It is important only when we do not have it

Friday, January 28th, 2022

The need for security is a constant need, Carroll Quigley notes in Weapons Systems and Political Stability, but it is important only when we do not have it:

That is why the United States, in the 1920s and 1930s, could have such mistaken ideas about the relative significance of security and prosperity. Because we had the former, with little or no effort or expense to ourselves, from about 1817 to at least 1917, we continued to regard this almost essential feature of human life as of less significance than prosperity and rising standards of living from 1920 till late in the 1930s or even to 1941. Accordingly, we ignored the problem of security and concentrated on the pursuit of wealth and other things we did not have. This was a perfectly legitimate attitude toward life, for ourselves, but it did not entitle us to insist that other countries, so much closer to the dangers of normal human life than we were, must accept our erroneous belief that economics was more fundamental than politics and security.
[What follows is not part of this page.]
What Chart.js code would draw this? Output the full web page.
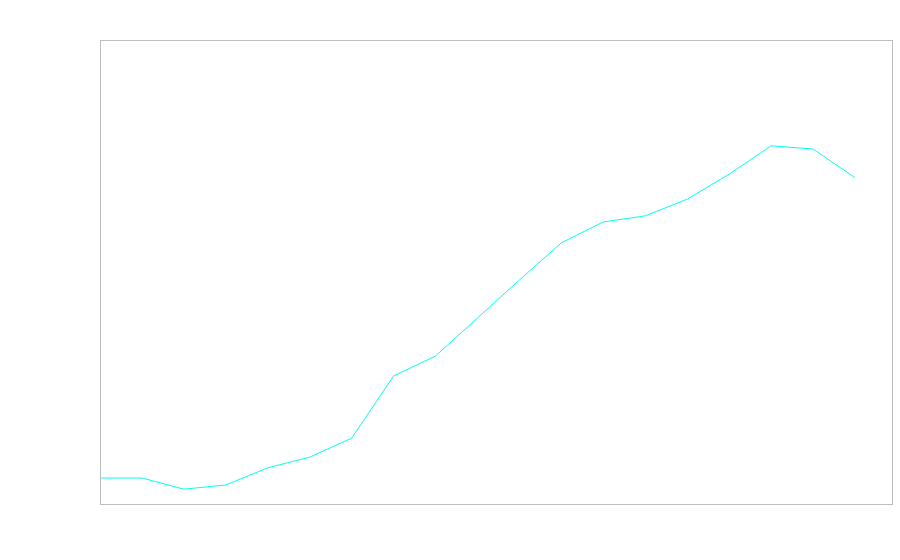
<!DOCTYPE html>
<html>
<head>
<meta charset="utf-8">
<script src="https://cdn.jsdelivr.net/npm/chart.js@4"></script>
<style>
  html, body { margin: 0; padding: 0; background: #ffffff; }
  #wrap { width: 900px; height: 560px; }
</style>
</head>
<body>
<div id="wrap"><canvas id="c" width="900" height="560"></canvas></div>
<script>
const categories = [0, 1, 2, 3, 4, 5, 6, 7, 8, 9, 10, 11, 12, 13, 14, 15, 16, 17, 18];
const seriesValues = [5.6, 5.6, 3.2, 4.1, 7.8, 10.1, 14.2, 27.6, 31.9, 40.1, 48.3, 56.3, 60.8, 62.1, 65.7, 71.1, 77.2, 76.5, 70.3];

const points = categories.map((c, i) => ({ x: c, y: seriesValues[i] }));

const frame = {
  id: 'frame',
  afterDraw(chart) {
    const a = chart.chartArea;
    const ctx = chart.ctx;
    ctx.save();
    ctx.strokeStyle = '#bdbdbd';
    ctx.lineWidth = 1;
    ctx.strokeRect(Math.round(a.left) + 0.5, Math.round(a.top) + 0.5,
                   Math.round(a.right - a.left), Math.round(a.bottom - a.top));
    ctx.restore();
  }
};

new Chart(document.getElementById('c'), {
  type: 'line',
  data: {
    datasets: [{
      data: points,
      borderColor: '#00ffee',
      borderWidth: 1,
      pointRadius: 0,
      fill: false,
      tension: 0
    }]
  },
  options: {
    responsive: false,
    animation: false,
    events: [],
    layout: { padding: { left: 100, top: 40, right: 8, bottom: 56 } },
    plugins: { legend: { display: false }, tooltip: { enabled: false } },
    scales: {
      x: { type: 'linear', display: false, min: 0, max: 18.88 },
      y: { type: 'linear', display: false, min: 0, max: 100 }
    }
  },
  plugins: [frame]
});
</script>
</body>
</html>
Many years ago, when I talked of this matter to my students, all in uniform and preparing to go off to fight Hitler, one of them, who already had a doctorate degree in economics, challenged my view that politics is more fundamental than economics. The problem arose from a discussion of the Nazi slogan “Guns or butter?”

I asked him, “If you and I were together in a locked room with a sub-machine gun on one side and a million dollars on the other side, and you were given first choice, which of these objects would you choose?”

He answered, “I would take the million dollars.”

When I asked, “Why?,” he replied, “Because anyone would sell the gun for a lot less than a million dollars.”

“You don’t know me,” I retorted, “because if I got the gun, I’d leave the room with the money as well!”

Comments

  1. Covfefe Anon says:

    “He answered, ‘I would take the million dollars.’”

    How did people like this ever exist?

  2. Contaminated NEET says:

    “How did people like this ever exist?”

    Quigley made up the anecdote to make himself sound cool.

  3. Covfefe Anon says:

    Almost certainly made up, yes, but for the anecdote to sound cool it has to have a shred of plausibility so people of the time could imagine someone saying that, whereas if he someone told that story today no one would believe it.

  4. Altitude Zero says:

    As near as I can tell Quigley was kind of a mid-century Scott Alexander. He’s frustrating, because he’s obviously intelligent, and he walks right up to being right, and then turns away, because the truth offends his liberal pieties. Almost more frustrating than dealing with obvious idiots like Howard Zinn and David French.

  5. Chedolf says:

    “Almost more frustrating than dealing with obvious idiots like David French.”

    I think the main problem with David French is that he’s a disguised enemy, not that he’s (just) an idiot.

  6. Wang Wei Lin says:

    Ahhhh… David French. He’s popping up in more blogs and comment threads as the typical TDS/RINO poster boy midwit. He’s clever, talented and wrong.